To finally phrase this in the standard language of homological algebra, you can define de Rham cohomology as the cohomology of the chain complex $(\Omega^k(U), d)$ where $\Omega^k(U)$ is the set of $k$-forms on $U$ and $d$ is the exterior derivative.
It seems that this could be explained to anybody who has studied multivariable calculus. It has the advantage that computing some basic examples of cohomology groups requires one to think only about some calculus, nothing hard to visualize.
Solution 2:
For simplicial/cellular cohomology, one way to think of it is in terms of dual cell structures: if $a_1,a_2,\dotsc$ are your $k$-simplices or $k$-cells, then they generate the $k$th chain group, and the $k$th cochain group is generated by their duals $\alpha_1,\alpha_2,\dotsc$, where $\alpha_i(a_j)=\delta_{ij}$. You can then draw a dual cell structure which has an $n-k$-cell for every $k$-cell in your original space, with each cell representing a cochain, and with that cochain sending the chains it intersects to $1$ and the rest to $0$ (and extending linearly). So if your space is a surface, you put a vertex inside every face, draw an edge between two of those vertices if there's an edge between the corresponding faces, and add a face between a set of edges if the dual edges all intersect in a vertex.
Then the homology of the new cell structure is the cohomology of the original structure. With field coefficients on a manifold, at least. But it does allow you to visualize, for example, the coboundary map: in the case of our surface, it sends $C^1$ to $C^2$, but $C^2$ "looks 0-dimensional", and so the coboundary map "looks like a boundary map," which is something your students are hopefully familiar with.
Also, if you do it with Platonic polyhedra, you get other Platonic polyhedra. A cube becomes an octahedron, etc. Of course, they all have the same (co)homology but they have different (co)chain groups so they're nice trivial examples, and more interesting than just an arbitrary sphere.

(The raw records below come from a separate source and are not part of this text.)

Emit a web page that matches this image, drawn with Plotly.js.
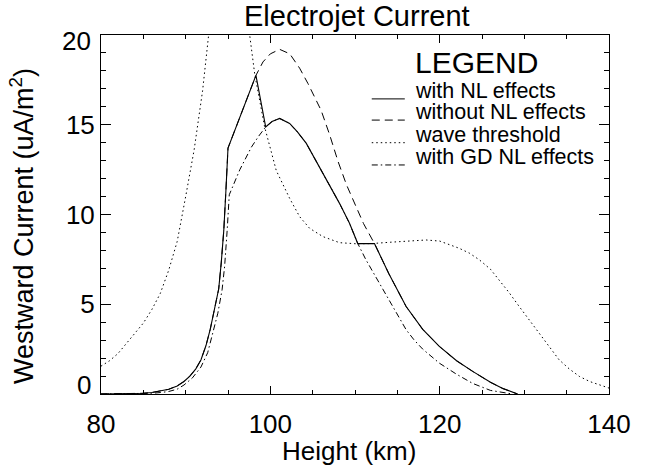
<!DOCTYPE html>
<html>
<head>
<meta charset="utf-8">
<script src="https://cdn.plot.ly/plotly-3.0.1.min.js"></script>
<style>
  html, body { margin: 0; padding: 0; background: #fff; }
  #chart { width: 662px; height: 474px; }
</style>
</head>
<body>
<div id="chart"></div>
<script>
// ---- Data ----
// without NL effects (dashed)
var heightNoNL = [80, 82, 84, 85, 86, 87, 88, 89, 89.8, 90.5, 91.2, 91.8, 92.4, 92.9, 93.4, 93.9, 94.2, 94.5, 94.75, 95.0,
  98.3, 99.13, 100, 101.1, 102.3, 103.46, 104.44, 105, 106, 107, 108, 109, 110, 111, 112.3,
  114, 116.04, 118, 119.96, 122, 123.9, 126, 127.5, 129.2];
var currentNoNL = [0, 0.005, 0.02, 0.04, 0.08, 0.15, 0.26, 0.45, 0.7, 1.0, 1.4, 1.9, 2.7, 3.6, 4.7, 5.85, 7.3, 9.1, 11.3, 13.7,
  17.75, 18.5, 18.95, 19.2, 18.95, 18.15, 17.3, 16.75, 15.8, 14.45, 12.95, 11.65, 10.55, 9.5, 8.38,
  6.7, 4.87, 3.6, 2.65, 1.85, 1.26, 0.65, 0.3, 0];

// with NL effects (solid)
var heightNL = [80, 82, 84, 85, 86, 87, 88, 89, 89.8, 90.5, 91.2, 91.8, 92.4, 92.9, 93.4, 93.9, 94.2, 94.5, 94.75, 95.0,
  98.3, 99.45, 100.2, 101.1, 102.28, 103.2, 104.25, 105.2, 106.2, 107.2, 108.17, 109.35, 110.33, 112.3,
  114, 116.04, 118, 119.96, 122, 123.9, 126, 127.5, 129.2];
var currentNL = [0, 0.005, 0.02, 0.04, 0.08, 0.15, 0.26, 0.45, 0.7, 1.0, 1.4, 1.9, 2.7, 3.6, 4.7, 5.85, 7.3, 9.1, 11.3, 13.7,
  17.75, 14.88, 15.18, 15.35, 15.07, 14.6, 13.96, 13.15, 12.29, 11.45, 10.62, 9.51, 8.38, 8.38,
  6.7, 4.87, 3.6, 2.65, 1.85, 1.26, 0.65, 0.3, 0];

// wave threshold (dotted)
var heightThr = [80, 81, 82, 83, 84, 85, 86, 87, 88, 89, 90, 91, 92, 92.8, 93.4,
  97.1, 97.56, 98.15, 99.33, 100.7, 102.28, 103.46, 104.64, 106.2, 108.17, 110.1, 112, 114, 116, 118.4,
  120, 121, 122.3, 123.5, 124.7, 126, 127, 128.2, 129.4, 130.6, 131.75, 133, 134.1, 135.3, 136.5, 137.7, 138.8, 140];
var currentThr = [1.55, 1.85, 2.25, 2.8, 3.35, 3.95, 4.7, 5.6, 6.9, 8.5, 11.0, 13.6, 16.9, 20, 23,
  23, 20, 17.84, 14.87, 12.45, 10.9, 9.88, 9.23, 8.77, 8.43, 8.37, 8.38, 8.45, 8.52, 8.58,
  8.52, 8.35, 8.12, 7.85, 7.47, 6.95, 6.36, 5.65, 4.87, 4.1, 3.39, 2.6, 1.91, 1.4, 0.98, 0.7, 0.52, 0.33];

// with GD NL effects (dash-dot)
var heightGD = [80, 84, 85, 86, 87, 88, 89, 89.8, 90.8, 91.8, 92.6, 93.3, 93.8, 94.3, 94.6, 94.9, 95.15, 96.4, 97.76, 98.6, 99.45,
  100.2, 101.1, 102.28, 103.2, 104.25, 105.2, 106.2, 107.2, 108.17, 109.35, 110.33,
  111.3, 112, 113, 114, 115, 116.04, 117, 118, 119.96, 122, 123.9, 126, 128.6];
var currentGD = [0, 0.01, 0.02, 0.04, 0.08, 0.14, 0.27, 0.5, 0.9, 1.5, 2.3, 3.55, 4.5, 5.8, 7.1, 9.1, 11.1, 12.5, 13.75, 14.35, 14.88,
  15.18, 15.35, 15.07, 14.6, 13.96, 13.15, 12.29, 11.45, 10.62, 9.51, 8.38,
  7.47, 6.9, 6.05, 5.25, 4.4, 3.58, 3.0, 2.5, 1.72, 1.1, 0.59, 0.2, 0];

// tick labels
var xTickVals = [80, 100, 120, 140];
var xTickText = ['80', '100', '120', '140'];
var yTickVals = [5, 10, 15];
var yTickText = ['5', '10', '15'];
var yEdgeTickVals = [0, 20];
var yEdgeTickText = ['0', '20'];

var legendLabels = ['with NL effects', 'without NL effects', 'wave threshold', 'with GD NL effects'];
var legendDashes = ['solid', '8px,5px', '1.5px,3px', '6px,3px,1.5px,3px'];

var FONT = 'Liberation Sans, Arial, Helvetica, sans-serif';

var traces = [
  {x: heightNoNL, y: currentNoNL, mode: 'lines', line: {color: 'black', width: 1, dash: legendDashes[1]}, name: legendLabels[1]},
  {x: heightThr, y: currentThr, mode: 'lines', line: {color: 'black', width: 1, dash: legendDashes[2]}, name: legendLabels[2]},
  {x: heightGD, y: currentGD, mode: 'lines', line: {color: 'black', width: 1, dash: legendDashes[3]}, name: legendLabels[3]},
  {x: heightNL, y: currentNL, mode: 'lines', line: {color: 'black', width: 1.1, dash: legendDashes[0]}, name: legendLabels[0]},
  // empty helper trace so the mirrored (top/right) tick axes are drawn
  {x: [], y: [], xaxis: 'x2', yaxis: 'y2', mode: 'lines', hoverinfo: 'skip', showlegend: false}
];

// legend drawn as annotations + sample line shapes (paper coordinates)
var legX0 = 0.533, legX1 = 0.598, legTextX = 0.614;
var legRowY = [0.822, 0.763, 0.700, 0.638];
var legTextY = [0.843, 0.785, 0.721, 0.661];
var annotations = [{
  xref: 'paper', yref: 'paper', x: legTextX, y: 0.923, xanchor: 'left', yanchor: 'middle',
  text: 'LEGEND', showarrow: false, font: {family: FONT, size: 30, color: 'black'}
}];
var shapes = [];
for (var i = 0; i < legendLabels.length; i++) {
  annotations.push({
    xref: 'paper', yref: 'paper', x: legTextX, y: legTextY[i], xanchor: 'left', yanchor: 'middle',
    text: legendLabels[i], showarrow: false, font: {family: FONT, size: 21.5, color: 'black'}
  });
  shapes.push({
    type: 'line', xref: 'paper', yref: 'paper', x0: legX0, x1: legX1, y0: legRowY[i], y1: legRowY[i],
    line: {color: 'black', width: 1, dash: legendDashes[i]}
  });
}
// y edge tick labels (0 and 20 sit inside the frame in the reference)
var edgeShift = [9, -6];
for (var j = 0; j < yEdgeTickVals.length; j++) {
  annotations.push({
    xref: 'paper', yref: 'y', x: -0.0157, y: yEdgeTickVals[j], xanchor: 'right', yanchor: 'middle',
    yshift: edgeShift[j], text: yEdgeTickText[j], showarrow: false,
    font: {family: FONT, size: 26, color: 'black'}
  });
}
// axis titles
annotations.push({
  xref: 'paper', yref: 'paper', x: 0.488, y: -0.158, xanchor: 'center', yanchor: 'middle',
  text: 'Height (km)', showarrow: false, font: {family: FONT, size: 26, color: 'black'}
});
annotations.push({
  xref: 'paper', yref: 'paper', x: -0.1555, y: 0.468, xanchor: 'center', yanchor: 'middle', textangle: -90,
  text: 'Westward Current (uA/m<sup>2</sup>)', showarrow: false, font: {family: FONT, size: 27, color: 'black'}
});

var tickCommon = {ticks: 'inside', tickwidth: 1, tickcolor: 'black', showgrid: false, zeroline: false,
  showline: true, linecolor: 'black', linewidth: 1};

var layout = {
  width: 662, height: 474,
  margin: {l: 101, r: 53, t: 35, b: 80, pad: 0},
  paper_bgcolor: 'white', plot_bgcolor: 'white',
  showlegend: false,
  font: {family: FONT, color: 'black'},
  title: {text: 'Electrojet Current', font: {family: FONT, size: 29, color: 'black'},
          xref: 'container', x: 0.539, xanchor: 'center', yref: 'container', y: 0.967, yanchor: 'middle'},
  xaxis: Object.assign({}, tickCommon, {
    range: [80, 140], tickvals: xTickVals, ticktext: xTickText, ticklen: 8,
    minor: {dtick: 5, tick0: 80, ticks: 'inside', ticklen: 4, tickwidth: 1, tickcolor: 'black'},
    mirror: true, ticklabelstandoff: 7,
    tickfont: {family: FONT, size: 26, color: 'black'}
  }),
  yaxis: Object.assign({}, tickCommon, {
    range: [0, 20], tickvals: yTickVals, ticktext: yTickText, ticklen: 10,
    minor: {dtick: 1, tick0: 0, ticks: 'inside', ticklen: 5, tickwidth: 1, tickcolor: 'black'},
    mirror: true,
    tickfont: {family: FONT, size: 26, color: 'black'}
  }),
  xaxis2: Object.assign({}, tickCommon, {
    overlaying: 'x', matches: 'x', side: 'top', anchor: 'y2', range: [80, 140], dtick: 20, tick0: 80, ticklen: 8,
    minor: {dtick: 5, tick0: 80, ticks: 'inside', ticklen: 4, tickwidth: 1, tickcolor: 'black'},
    showticklabels: false
  }),
  yaxis2: Object.assign({}, tickCommon, {
    overlaying: 'y', matches: 'y', side: 'right', anchor: 'x2', range: [0, 20], dtick: 5, tick0: 0, ticklen: 10,
    minor: {dtick: 1, tick0: 0, ticks: 'inside', ticklen: 5, tickwidth: 1, tickcolor: 'black'},
    showticklabels: false
  }),
  annotations: annotations,
  shapes: shapes
};

Plotly.newPlot('chart', traces, layout, {staticPlot: true, displayModeBar: false});
</script>
</body>
</html>
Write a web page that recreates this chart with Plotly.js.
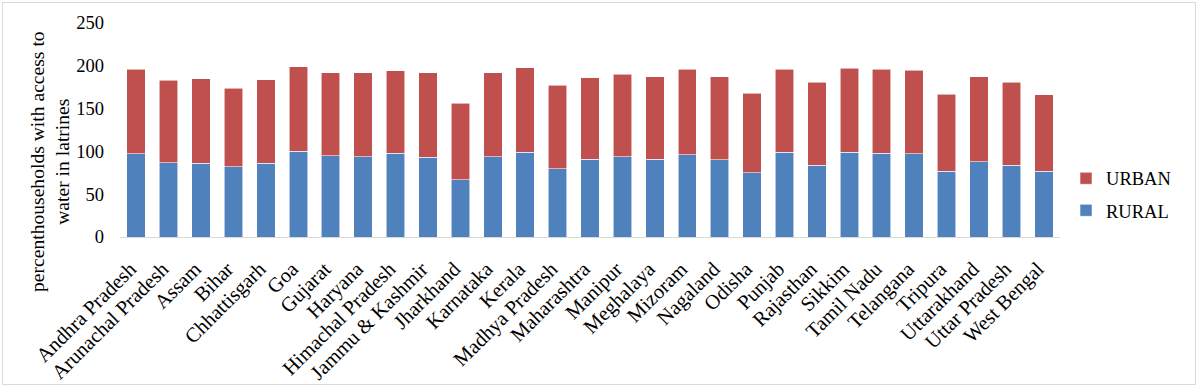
<!DOCTYPE html>
<html><head><meta charset="utf-8">
<script src="https://cdn.plot.ly/plotly-3.0.1.min.js"></script>
<style>
html,body{margin:0;padding:0;background:#fff;}
#frame{position:absolute;left:2px;top:2px;width:1194px;height:383px;border:1px solid #d9d9d9;pointer-events:none;box-sizing:border-box}
</style>
</head><body>
<div id="chart" style="width:1200px;height:387px;"></div>
<div id="frame"></div>
<script>
const states = ["Andhra Pradesh","Arunachal Pradesh","Assam","Bihar","Chhattisgarh","Goa","Gujarat","Haryana","Himachal Pradesh","Jammu & Kashmir","Jharkhand","Karnataka","Kerala","Madhya Pradesh","Maharashtra","Manipur","Meghalaya","Mizoram","Nagaland","Odisha","Punjab","Rajasthan","Sikkim","Tamil Nadu","Telangana","Tripura","Uttarakhand","Uttar Pradesh","West Bengal"];
const rural = [97,87,86,82,86,100,95,94,98,93,67,94,99,80,91,94,91,96,90,75,99,84,99,98,97,77,88,84,77];
const urban = [99,96,99,92,98,99,97,98,96,99,89,98,99,97,95,96,96,100,97,93,97,97,98,98,98,90,99,97,89];
const yTicks = [0,50,100,150,200,250];

const serif = "Liberation Serif, Times New Roman, serif";
const traces = [
  {type:'bar', name:'RURAL', x:states, y:rural, legendgroup:'r', legendrank:2,
   marker:{color:'#4F81BD', line:{color:'rgba(255,255,255,0.7)', width:0.8}}},
  {type:'bar', name:'URBAN', x:states, y:urban, legendgroup:'u', legendrank:1,
   marker:{color:'#C0504D', line:{color:'rgba(255,255,255,0.7)', width:0.8}}}
];
const layout = {
  width:1200, height:387,
  margin:{l:120, r:140, t:23, b:150, pad:0},
  barmode:'stack', bargap:0.43,
  paper_bgcolor:'#fff', plot_bgcolor:'#fff',
  font:{family:serif, size:18, color:'#000'},
  showlegend:true,
  legend:{x:1.0064, xanchor:'left', y:0.361, yanchor:'top', traceorder:'grouped', tracegroupgap:5,
          font:{family:serif, size:18.5, color:'#000'}, bgcolor:'rgba(0,0,0,0)'},
  xaxis:{type:'category', range:[-0.5,28.5], showline:true, linecolor:'#d9d9d9', linewidth:1,
         ticks:'', tickangle:-45, showgrid:false, zeroline:false, ticklabelstandoff:11, ticklabelshift:-6,
         tickfont:{family:serif, size:20.5, color:'#000'}},
  yaxis:{range:[0,250], tickvals:yTicks, showline:false, showgrid:false, zeroline:false, ticks:'',
         ticklabelstandoff:15, tickfont:{family:serif, size:18.5, color:'#000'}},
  annotations:[{xref:'paper', yref:'paper', x:(50-120)/940, y:(237-162)/214, xanchor:'center', yanchor:'middle',
    textangle:-90, showarrow:false, text:'percenthouseholds with access to<br>water in latrines',
    font:{family:serif, size:19.6, color:'#000'}}]
};
Plotly.newPlot('chart', traces, layout, {staticPlot:true, displayModeBar:false});
</script>
</body></html>
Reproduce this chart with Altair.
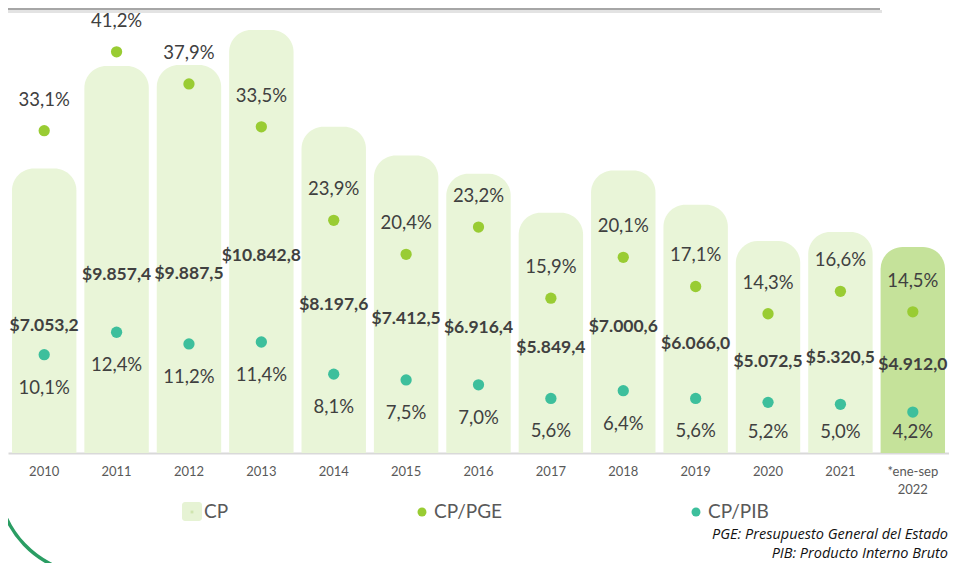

Hatcher goes over this very briefly in the beginning of his chapter on cohomology. He also gives a thing you can do with $\mathbb{Z}$ coefficients that's similar, though in this case you can run into torsion, so I don't know if it's as good an example.
The other thing you can do is just take the no-nonsense algebraic tack. We like cohomology because sometimes we want maps going the wrong direction. For example, its ring structure is easier to work with than homology's coalgebra structure (if your kids are familiar with homology, at this point you show them the coalgebra structure induced by the diagonal map and how it's hard to work with). And you get so much information for free just by knowing that certain maps are ring homomorphisms rather than graded abelian group homomorphisms. I can't think of a good example off the top of my head, but I know there is one.
Oh, I was taught de Rham cohomology before I even knew what homology ways. I think it's pretty easy to understand. That's another option.
Solution 3:
This is meant to be a comment below Zach Conn's answer, but for some reason I don't seem to have the option of commenting.
This is really the same answer -- in short, integrals can be viewed as cohomology classes -- but just to give a very concrete example:
Consider $\int_C \frac{dz}{z}$ where $C$ is a closed curve in the complex plane that misses the origin. If you think of $C$ as variable, then the value of the integral depends only on the homology class of $C$ in the punctured plane. (If $C$ represents $n$ times the usual homology generator, then the integral is $2\pi i n$.)
In other words $\int_{\cdot} \frac{dz}{z}$ is a linear functional on the homology, which is to say a cohomology class. Which is my point: it is often the case that "cohomology" equals "functionals on homology" (though not always, e.g. in the presence of torsion). So if one understands homology, then this can be a starting point.